Write a program to convert a sorted array of integers into a Balanced Binary Search Tree.

• Each node in the tree must follow the BST property: Values of all nodes in the left subtree are less than the value of given node, values of all nodes in the right subtree are greater than the value of given node, and both left and right subtrees are also BSTs.
• In a balanced binary tree, difference in the height of left and right subtrees does not exceed 1. In other words, height of the left and right subtrees are as close to equal as possible.

### Discussed solution approaches

• Recursive solution using divide and conquer
• Iterative solution using BFS traversal
• Iterative solution using stack

### Recursive solution using divide and conquer

#### Solution idea

Our goal is to maintain two crucial properties of a binary search tree at every node: 1) BST property 2) The height balance property.
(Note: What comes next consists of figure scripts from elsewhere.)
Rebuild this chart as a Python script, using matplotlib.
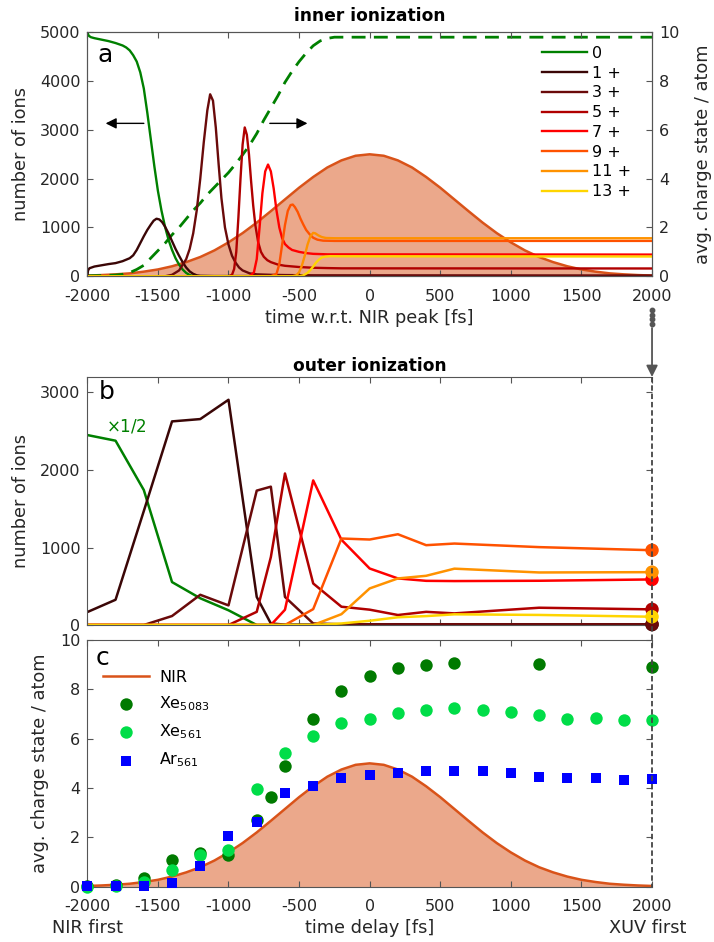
import numpy as np
import matplotlib
matplotlib.use("Agg")
import matplotlib.pyplot as plt
from matplotlib.lines import Line2D
from matplotlib.patches import FancyArrowPatch

plt.rcParams['font.family'] = ['DejaVu Sans']
plt.rcParams['mathtext.fontset'] = 'dejavusans'
plt.rcParams['axes.unicode_minus'] = False

TXT = '#262626'
AXC = '#555555'
NIR_C = '#d95319'

# ---------------- data: NIR envelope (avg. charge axis units) ----------------
t_nir = np.arange(-2000, 2001, 100)
nir = [0.03, 0.05, 0.08, 0.12, 0.19, 0.28, 0.41, 0.58, 0.79, 1.06, 1.39,
       1.77, 2.20, 2.67, 3.15, 3.63, 4.07, 4.46, 4.75, 4.94, 5.00,
       4.94, 4.75, 4.46, 4.07, 3.63, 3.15, 2.67, 2.20, 1.77, 1.39,
       1.06, 0.79, 0.58, 0.41, 0.28, 0.19, 0.12, 0.08, 0.05, 0.03]

# ---------------- data: inner ionization (panel a) ----------------
labels_a = ['0', '1 +', '3 +', '5 +', '7 +', '9 +', '11 +', '13 +']
colors = ['#008000', '#3a0606', '#6a0a0a', '#b00000', '#ff0000',
          '#ff5200', '#ff9200', '#ffd500']

t_q0 = [-2000, -1990, -1975, -1950, -1900, -1850, -1800, -1750, -1725, -1700,
        -1675, -1650, -1625, -1600, -1575, -1550, -1525, -1500, -1475, -1450,
        -1425, -1400, -1375, -1350, -1325, -1300, -1275, -1250, -1225, 2000]
n_q0 = [5000, 4930, 4900, 4880, 4850, 4820, 4780, 4730, 4690, 4630,
        4530, 4400, 4180, 3850, 3350, 2800, 2250, 1750, 1350, 1020,
        750, 540, 370, 240, 140, 70, 25, 5, 0, 0]

t_q1 = [-2000, -1995, -1985, -1950, -1900, -1850, -1800, -1750, -1700, -1675,
        -1650, -1625, -1600, -1575, -1550, -1530, -1510, -1490, -1470, -1450,
        -1425, -1400, -1375, -1350, -1325, -1300, -1275, -1250, -1225, -1200,
        -1100, 2000]
n_q1 = [0, 120, 165, 200, 225, 250, 270, 310, 370, 430,
        540, 680, 820, 950, 1060, 1140, 1180, 1165, 1110, 1020,
        880, 720, 560, 420, 290, 180, 100, 50, 20, 10,
        5, 5]

t_q3 = [-2000, -1450, -1400, -1350, -1300, -1275, -1250, -1225, -1200, -1175,
        -1150, -1130, -1110, -1090, -1070, -1050, -1025, -1000, -975, -950,
        -925, -900, -850, -800, -700, -600, -400, 2000]
n_q3 = [0, 0, 30, 120, 350, 560, 880, 1350, 2000, 2750,
        3400, 3730, 3600, 3050, 2300, 1600, 1000, 650, 420, 280,
        180, 120, 60, 40, 30, 25, 20, 15]

t_q5 = [-2000, -1000, -975, -960, -945, -930, -915, -900, -885, -870,
        -855, -840, -825, -810, -790, -770, -750, -725, -700, -650,
        -600, -500, -400, -300, -200, 2000]
n_q5 = [0, 0, 30, 150, 500, 1200, 2000, 2700, 3050, 2900,
        2500, 1950, 1450, 1050, 700, 500, 400, 330, 290, 240,
        215, 190, 175, 168, 163, 160]

t_q7 = [-2000, -850, -820, -800, -780, -760, -740, -720, -700, -680,
        -660, -640, -620, -600, -575, -550, -500, -450, -400, -300, 2000]
n_q7 = [0, 0, 80, 350, 1000, 1700, 2150, 2290, 2150, 1800,
        1350, 1000, 780, 660, 590, 540, 500, 475, 460, 450, 445]

t_q9 = [-2000, -700, -660, -640, -620, -600, -580, -560, -545, -530,
        -510, -490, -470, -450, -425, -400, -370, -330, -250, 2000]
n_q9 = [0, 0, 50, 250, 650, 1050, 1340, 1460, 1470, 1420,
        1320, 1180, 1060, 950, 860, 790, 750, 730, 725, 725]

t_q11 = [-2000, -550, -520, -500, -480, -460, -440, -420, -400, -385,
         -365, -340, -310, -250, 2000]
n_q11 = [0, 0, 20, 80, 220, 420, 650, 820, 890, 880,
         840, 805, 785, 780, 780]

t_q13 = [-2000, -500, -470, -440, -420, -400, -380, -360, -340, -310,
         -280, -200, 2000]
n_q13 = [0, 0, 20, 70, 130, 200, 280, 340, 385, 405, 412, 410, 405]

t_avg = [-2000, -1900, -1800, -1750, -1700, -1650, -1600, -1550, -1500, -1450,
         -1400, -1350, -1300, -1250, -1200, -1150, -1100, -1050, -1000, -950,
         -900, -850, -800, -750, -700, -650, -600, -550, -500, -450,
         -400, -350, -300, -250, 2000]
q_avg = [0.02, 0.03, 0.05, 0.08, 0.15, 0.28, 0.45, 0.75, 1.05, 1.35,
         1.70, 2.00, 2.35, 2.70, 3.00, 3.35, 3.65, 3.95, 4.25, 4.60,
         4.98, 5.38, 5.85, 6.40, 6.90, 7.40, 7.95, 8.40, 8.80, 9.15,
         9.45, 9.65, 9.75, 9.80, 9.80]

inner = [(t_q0, n_q0), (t_q1, n_q1), (t_q3, n_q3), (t_q5, n_q5),
         (t_q7, n_q7), (t_q9, n_q9), (t_q11, n_q11), (t_q13, n_q13)]

# ---------------- data: outer ionization (panel b) ----------------
t_out = [-2000, -1800, -1600, -1400, -1200, -1000, -800, -700, -600,
         -400, -200, 0, 200, 400, 600, 1200, 2000]
o_q0_half = [2451, 2378, 1742, 554, 345, 190, 0, 0, 0, 0, 0, 0, 0, 0, 0, 0, 0]
o_q1 = [167, 326, 1470, 2627, 2657, 2906, 362, 20, 5, 5, 5, 5, 5, 5, 5, 5, 5]
o_q3 = [0, 0, 0, 116, 390, 253, 1734, 1785, 362, 20, 10, 10, 10, 10, 10, 10, 10]
o_q5 = [0, 0, 0, 0, 0, 0, 170, 876, 1955, 536, 236, 198, 129, 170, 150, 223, 202]
o_q7 = [0, 0, 0, 0, 0, 0, 0, 0, 197, 1866, 1100, 729, 601, 570, 567, 571, 588]
o_q9 = [0, 0, 0, 0, 0, 0, 0, 0, 0, 205, 1116, 1103, 1171, 1030, 1051, 1005, 965]
o_q11 = [0, 0, 0, 0, 0, 0, 0, 0, 0, 0, 140, 472, 601, 635, 727, 678, 682]
o_q13 = [0, 0, 0, 0, 0, 0, 0, 0, 0, 0, 20, 55, 100, 115, 138, 130, 107]
outer = [o_q0_half, o_q1, o_q3, o_q5, o_q7, o_q9, o_q11, o_q13]

# ---------------- data: measured avg. charge state (panel c) ----------------
t_xe5083 = [-2000, -1800, -1600, -1400, -1200, -1000, -800, -700, -600,
            -400, -200, 0, 200, 400, 600, 1200, 2000]
q_xe5083 = [0.04, 0.07, 0.37, 1.09, 1.36, 1.29, 2.69, 3.65, 4.88,
            6.78, 7.93, 8.55, 8.88, 8.99, 9.08, 9.01, 8.92]
t_561 = [-2000, -1800, -1600, -1400, -1200, -1000, -800, -600, -400, -200,
         0, 200, 400, 600, 800, 1000, 1200, 1400, 1600, 1800, 2000]
q_xe561 = [0.0, 0.04, 0.20, 0.68, 1.27, 1.47, 3.95, 5.40, 6.10, 6.63,
           6.81, 7.03, 7.16, 7.26, 7.15, 7.08, 6.97, 6.81, 6.82, 6.74, 6.77]
q_ar561 = [0.03, 0.04, 0.04, 0.14, 0.84, 2.04, 2.63, 3.78, 4.08, 4.41,
           4.53, 4.61, 4.70, 4.70, 4.69, 4.59, 4.43, 4.41, 4.41, 4.34, 4.36]

xticks = [-2000, -1500, -1000, -500, 0, 500, 1000, 1500, 2000]

# ---------------- figure ----------------
fig = plt.figure(figsize=(7.14, 9.42), dpi=100)
L, W = 0.1223, 0.7909
ax_a = fig.add_axes([L, 0.7067, W, 0.2590])
ax_b = fig.add_axes([L, 0.3365, W, 0.2633])
ax_c = fig.add_axes([L, 0.0587, W, 0.2619])

TICK_FS = 11.5
LAB_FS = 12.8


def style(ax):
    for s in ax.spines.values():
        s.set_color(AXC)
        s.set_linewidth(0.8)
    ax.tick_params(direction='in', length=4.5, width=0.8, color=AXC,
                   labelcolor=TXT, labelsize=TICK_FS, pad=5)
    ax.tick_params(axis='x', pad=9)
    ax.set_xlim(-2000, 2000)
    ax.set_xticks(xticks)


# ---- panel a ----
twin = ax_a.twinx()
ax_a.set_zorder(twin.get_zorder() + 1)
ax_a.patch.set_visible(False)
style(ax_a)
style(twin)

twin.fill_between(t_nir, nir, 0, color=NIR_C, alpha=0.5, lw=0)
twin.plot(t_nir, nir, color=NIR_C, lw=1.8)
twin.plot(t_avg, q_avg, color='#008000', lw=2.0, ls='--', dashes=(5, 3))
twin.set_ylim(0, 10)
twin.set_yticks([0, 2, 4, 6, 8, 10])
twin.tick_params(left=False, right=True, top=False, bottom=False)
twin.set_ylabel('avg. charge state / atom', fontsize=LAB_FS, color=TXT)
twin.yaxis.set_label_coords(1.09, 0.5)
twin.yaxis.label.set_va('center')

for (t, n), c, lab in zip(inner, colors, labels_a):
    ax_a.plot(t, n, color=c, lw=1.7, label=lab)
ax_a.set_ylim(0, 5000)
ax_a.set_yticks([0, 1000, 2000, 3000, 4000, 5000])
ax_a.tick_params(top=True, right=False)
ax_a.set_ylabel('number of ions', fontsize=LAB_FS, color=TXT)
ax_a.yaxis.set_label_coords(-0.117, 0.5)
ax_a.yaxis.label.set_va('center')
ax_a.set_xlabel('time w.r.t. NIR peak [fs]', fontsize=LAB_FS, color=TXT)
ax_a.xaxis.set_label_coords(0.5, -0.172)
ax_a.xaxis.label.set_va('center')
ax_a.set_title('inner ionization', fontsize=12.3, fontweight='bold', pad=8)
ax_a.text(0.018, 0.905, 'a', transform=ax_a.transAxes, fontsize=18,
          color='k', ha='left', va='center')
ax_a.legend(loc='upper left', bbox_to_anchor=(0.805, 0.945), frameon=False,
            fontsize=TICK_FS, handlelength=2.8, handletextpad=0.35,
            labelspacing=0.3, borderpad=0, borderaxespad=0)
arr = dict(arrowstyle='-|>', color='k', lw=1.0, mutation_scale=16)
ax_a.annotate('', xy=(-1890, 3134), xytext=(-1580, 3134), arrowprops=arr)
ax_a.annotate('', xy=(-421, 3134), xytext=(-727, 3134), arrowprops=arr)

# ---- panel b ----
style(ax_b)
for vals, c in zip(outer, colors):
    ax_b.plot(t_out, vals, color=c, lw=1.8)
ax_b.scatter([t_out[-1]] * 7, [v[-1] for v in outer[1:]], s=75,
             c=colors[1:], zorder=5, clip_on=False)
ax_b.set_ylim(0, 3200)
ax_b.set_yticks([0, 1000, 2000, 3000])
ax_b.tick_params(top=True, right=True, labelbottom=False)
ax_b.spines['right'].set_visible(False)
ax_b.set_ylabel('number of ions', fontsize=LAB_FS, color=TXT)
ax_b.yaxis.set_label_coords(-0.117, 0.5)
ax_b.yaxis.label.set_va('center')
ax_b.set_title('outer ionization', fontsize=12.3, fontweight='bold', pad=4)
ax_b.text(0.02, 0.94, 'b', transform=ax_b.transAxes, fontsize=18,
          color='k', ha='left', va='center')
ax_b.text(-1865, 2560, r'$\times$1/2', color='#008000', fontsize=12,
          ha='left', va='center')

# ---- panel c ----
style(ax_c)
ax_c.fill_between(t_nir, nir, 0, color=NIR_C, alpha=0.5, lw=0)
ax_c.plot(t_nir, nir, color=NIR_C, lw=1.8, label='NIR')
ax_c.scatter(t_xe5083, q_xe5083, s=80, color='#007a00', lw=0,
             label=r'Xe$_{5083}$', zorder=3, clip_on=False)
ax_c.scatter(t_561, q_xe561, s=80, color='#00dd48', lw=0,
             label=r'Xe$_{561}$', zorder=3, clip_on=False)
ax_c.scatter(t_561, q_ar561, s=60, marker='s', color='#0000ff', lw=0,
             label=r'Ar$_{561}$', zorder=4, clip_on=False)
ax_c.set_ylim(0, 10)
ax_c.set_yticks([0, 2, 4, 6, 8, 10])
ax_c.tick_params(top=True, right=True)
ax_c.spines['right'].set_visible(False)
ax_c.set_ylabel('avg. charge state / atom', fontsize=LAB_FS, color=TXT)
ax_c.yaxis.set_label_coords(-0.084, 0.5)
ax_c.yaxis.label.set_va('center')
ax_c.set_xlabel('time delay [fs]', fontsize=LAB_FS, color=TXT)
ax_c.xaxis.set_label_coords(0.5, -0.167)
ax_c.xaxis.label.set_va('center')
ax_c.text(0.015, 0.927, 'c', transform=ax_c.transAxes, fontsize=18,
          color='k', ha='left', va='center')
ax_c.legend(loc='upper left', bbox_to_anchor=(0.028, 0.88), frameon=False,
            fontsize=TICK_FS, handlelength=2.9, handletextpad=0.6,
            labelspacing=0.6, borderpad=0, borderaxespad=0, scatterpoints=1)

fig.text(88 / 714, 1 - 928 / 942, 'NIR first', fontsize=LAB_FS, color=TXT,
         ha='center', va='center')
fig.text(648 / 714, 1 - 928 / 942, 'XUV first', fontsize=LAB_FS, color=TXT,
         ha='center', va='center')

# dashed marker line at the last delay, spanning panels b and c
xr = L + W
fig.add_artist(Line2D([xr, xr], [0.5998, 0.0587], transform=fig.transFigure,
                      color='#444444', lw=1.3, ls=(0, (3, 1.6)), zorder=10))
# link from panel a's last delay down to panel b
fig.add_artist(Line2D([xr] * 4, [1 - 310 / 942, 1 - 314.5 / 942,
                                 1 - 319 / 942, 1 - 323.5 / 942],
                      transform=fig.transFigure, ls='none', marker='o',
                      ms=3.2, color='#555555'))
fig.add_artist(FancyArrowPatch((xr, 1 - 328 / 942), (xr, 0.5998),
                               transform=fig.transFigure, arrowstyle='-|>',
                               mutation_scale=17, color='#555555', lw=1.3,
                               shrinkA=0, shrinkB=0))

fig.savefig('out.png', dpi=100)
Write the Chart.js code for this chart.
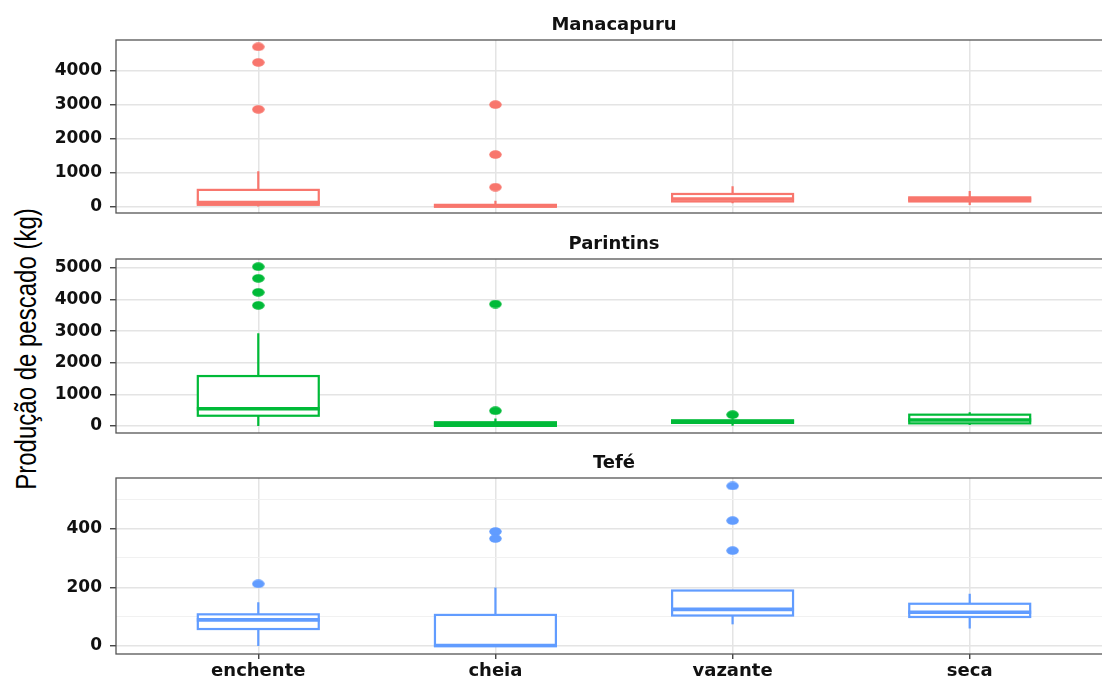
<!DOCTYPE html>
<html>
<head>
<meta charset="utf-8">
<script src="https://cdn.jsdelivr.net/npm/chart.js@4.4.0/dist/chart.umd.min.js"></script>
<style>
  html, body { margin: 0; padding: 0; background: #fff; }
  body { width: 1102px; height: 677px; position: relative; overflow: hidden; }
  .panel { position: absolute; left: 0; width: 1120px; }
  #ytitle {
    position: absolute; left: 26px; top: 349px;
    transform: translate(-50%, -50%) rotate(-90deg) scaleY(1.2);
    font: 24px 'Liberation Sans', Arial, sans-serif;
    white-space: nowrap; color: #000;
  }
</style>
</head>
<body>
<div id="ytitle">Produção de pescado (kg)</div>
<div class="panel" style="top:0"><canvas id="c-mana" width="1120" height="220"></canvas></div>
<div class="panel" style="top:220px"><canvas id="c-pari" width="1120" height="220"></canvas></div>
<div class="panel" style="top:440px"><canvas id="c-tefe" width="1120" height="237"></canvas></div>

<script>
// ============================================================
// Data
// ============================================================
const SEASONS = ['enchente', 'cheia', 'vazante', 'seca'];

// Manacapuru
const manaLow   = [0, 0, 100, 45];
const manaQ1    = [50, 0, 150, 150];
const manaMed   = [120, 15, 220, 210];
const manaQ3    = [490, 50, 370, 270];
const manaHigh  = [1040, 170, 600, 460];
const manaOut   = [[4700, 4240, 2860], [3000, 1530, 570], [], []];
const manaTicks = [0, 1000, 2000, 3000, 4000];
const manaMinor = [500, 1500, 2500, 3500, 4500];

// Parintins
const pariLow   = [0, 0, 10, 30];
const pariQ1    = [326, 5, 100, 85];
const pariMed   = [548, 50, 140, 190];
const pariQ3    = [1582, 120, 180, 360];
const pariHigh  = [2933, 240, 250, 440];
const pariOut   = [[5042, 4673, 4230, 3819], [3860, 485], [360], []];
const pariTicks = [0, 1000, 2000, 3000, 4000, 5000];
const pariMinor = [500, 1500, 2500, 3500, 4500];

// Tefé
const tefeLow   = [0, 0, 74, 60];
const tefeQ1    = [58, 0, 104, 99];
const tefeMed   = [89, 2, 125, 115];
const tefeQ3    = [108, 106, 189, 144];
const tefeHigh  = [149, 199, 189, 178];
const tefeOut   = [[212], [390, 366], [545, 427, 325], []];
const tefeTicks = [0, 200, 400];
const tefeMinor = [100, 300, 500];

// ============================================================
// Styling
// ============================================================
const FONT = "'DejaVu Sans', 'Liberation Sans', sans-serif";
const GRID_MAJOR = '#e4e4e4';
const GRID_MINOR = '#efefef';
const AXIS_DARK = '#333333';
const BOX_HALF = 0.255;

function ellipseDot(color) {
  const c = document.createElement('canvas');
  c.width = 13; c.height = 9;
  const g = c.getContext('2d');
  g.fillStyle = color;
  g.beginPath();
  g.ellipse(6.5, 4.5, 6.2, 4.3, 0, 0, Math.PI * 2);
  g.fill();
  return c;
}

// box + whiskers + median, drawn through the chart's own scales
const boxPlugin = {
  id: 'boxes',
  beforeDatasetsDraw(chart, args, o) {
    const xs = chart.scales.x, ys = chart.scales.y, ctx = chart.ctx;
    ctx.save();
    ctx.strokeStyle = o.color;
    o.q1.forEach((q1, i) => {
      const cx = xs.getPixelForValue(i);
      const x0 = xs.getPixelForValue(i - BOX_HALF);
      const x1 = xs.getPixelForValue(i + BOX_HALF);
      const yLo = ys.getPixelForValue(o.low[i]);
      const yQ1 = ys.getPixelForValue(q1);
      const yMed = ys.getPixelForValue(o.med[i]);
      const yQ3 = ys.getPixelForValue(o.q3[i]);
      const yHi = ys.getPixelForValue(o.high[i]);
      ctx.lineWidth = 2.2;
      ctx.beginPath();
      ctx.moveTo(cx, yHi); ctx.lineTo(cx, yQ3);
      ctx.moveTo(cx, yQ1); ctx.lineTo(cx, yLo);
      ctx.stroke();
      ctx.fillStyle = '#fff';
      ctx.fillRect(x0, yQ3, x1 - x0, yQ1 - yQ3);
      ctx.strokeRect(x0, yQ3, x1 - x0, yQ1 - yQ3);
      ctx.lineWidth = 3.6;
      ctx.beginPath();
      ctx.moveTo(x0 - 1, yMed); ctx.lineTo(x1 + 1, yMed);
      ctx.stroke();
    });
    ctx.restore();
  },
};

const borderPlugin = {
  id: 'panelBorder',
  afterDraw(chart) {
    const a = chart.chartArea, ctx = chart.ctx;
    ctx.save();
    ctx.strokeStyle = '#555';
    ctx.lineWidth = 1.3;
    ctx.strokeRect(a.left, a.top, a.right - a.left, a.bottom - a.top);
    ctx.restore();
  },
};

// ============================================================
// One facet panel
// ============================================================
function makePanel(id, p) {
  const isMajor = v => p.ticks.includes(v);
  const outliers = p.out.flatMap((vals, i) => vals.map(v => ({ x: i, y: v })));
  new Chart(document.getElementById(id), {
    type: 'scatter',
    data: {
      datasets: [{
        data: outliers,
        pointStyle: ellipseDot(p.color),
        pointRadius: 6,
      }],
    },
    options: {
      responsive: false,
      animation: false,
      layout: { padding: { left: 0, right: 8, top: 0, bottom: p.bottomPad } },
      plugins: {
        legend: { display: false },
        tooltip: { enabled: false },
        title: {
          display: true,
          text: p.title,
          fullSize: false,
          color: '#111',
          font: { family: FONT, size: 18, weight: 'bold' },
          padding: { top: p.titleTop, bottom: p.titleBottom },
        },
        boxes: {
          color: p.color,
          low: p.low, q1: p.q1, med: p.med, q3: p.q3, high: p.high,
        },
      },
      scales: {
        x: {
          type: 'linear',
          min: -0.6,
          max: 3.6,
          afterBuildTicks: s => { s.ticks = SEASONS.map((_, i) => ({ value: i })); },
          afterFit: s => {
            s.height = p.showX ? 23 : 0;
            s.paddingLeft = 0; s.paddingRight = 0;
          },
          border: { display: false },
          grid: {
            color: GRID_MAJOR,
            lineWidth: 1.5,
            drawTicks: p.showX,
            tickLength: 5,
            tickColor: AXIS_DARK,
            tickWidth: 1.3,
          },
          ticks: {
            display: p.showX,
            padding: 2,
            color: '#111',
            font: { family: FONT, size: 18, weight: 'bold' },
            callback: v => SEASONS[v] ?? '',
          },
        },
        y: {
          min: p.min,
          max: p.max,
          afterBuildTicks: s => {
            s.ticks = [...p.ticks, ...p.minor].sort((a, b) => a - b).map(v => ({ value: v }));
          },
          afterFit: s => {
            s.width = 116;
            s.paddingTop = 0; s.paddingBottom = 0;
          },
          border: { display: false },
          grid: {
            color: c => (c.tick && isMajor(c.tick.value) ? GRID_MAJOR : GRID_MINOR),
            lineWidth: c => (c.tick && isMajor(c.tick.value) ? 1.5 : 0.9),
            tickLength: 6,
            tickColor: c => (c.tick && isMajor(c.tick.value) ? AXIS_DARK : 'rgba(0,0,0,0)'),
            tickWidth: 1.3,
          },
          ticks: {
            padding: 8,
            color: '#111',
            font: { family: FONT, size: 17, weight: 'bold' },
            callback: v => (isMajor(v) ? String(v) : ''),
          },
        },
      },
    },
    plugins: [boxPlugin, borderPlugin],
  });
}

makePanel('c-mana', {
  title: 'Manacapuru', color: '#F8766D',
  low: manaLow, q1: manaQ1, med: manaMed, q3: manaQ3, high: manaHigh, out: manaOut,
  ticks: manaTicks, minor: manaMinor, min: -190, max: 4900,
  titleTop: 14.2, titleBottom: 4.2, bottomPad: 7, showX: false,
});

makePanel('c-pari', {
  title: 'Parintins', color: '#00BA38',
  low: pariLow, q1: pariQ1, med: pariMed, q3: pariQ3, high: pariHigh, out: pariOut,
  ticks: pariTicks, minor: pariMinor, min: -220, max: 5285,
  titleTop: 13.2, titleBottom: 4.2, bottomPad: 7, showX: false,
});

makePanel('c-tefe', {
  title: 'Tefé', color: '#619CFF',
  low: tefeLow, q1: tefeQ1, med: tefeMed, q3: tefeQ3, high: tefeHigh, out: tefeOut,
  ticks: tefeTicks, minor: tefeMinor, min: -27, max: 572,
  titleTop: 12.2, titleBottom: 4.2, bottomPad: 0, showX: true,
});
</script>
</body>
</html>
To achieve this, we can use the property of a sorted array to construct the BST. How can we do this? Let's think!

If we select any value X[i] in the sorted array, then it is greater than all values from X[0] to X[i - 1] and less than all values from X[i + 1] to X[n - 1]. So, if we make X[i] the root of BST, we can allocate i number of nodes (X[0] to X[i - 1]) to the left subtree and n - i - 1 number of nodes (X[i + 1] to X[n - 1]) to the right subtree.

To ensure that the tree is balanced, the best approach would be to allocate equal number of nodes to both left and right subtrees. In other words, choosing the value at mid-index as the root would be the best choice.

So the overall idea is based on divide and conquer approach: We divide the array into two equal parts and keep the middle element as root. After this, we recursively build BST for left and right subarray by calling the same function.

#### Solution steps

Here are divide and conquer steps to construct a balanced BST from a sorted array. Suppose we define a function sortedArrayToBST(X[], l, r) to return the root of constructed BST. Here l is left end of array and r is the right end.

Divide: Using the mid-point, we divide the array into two equal parts and create a new BST node with the value X[mid].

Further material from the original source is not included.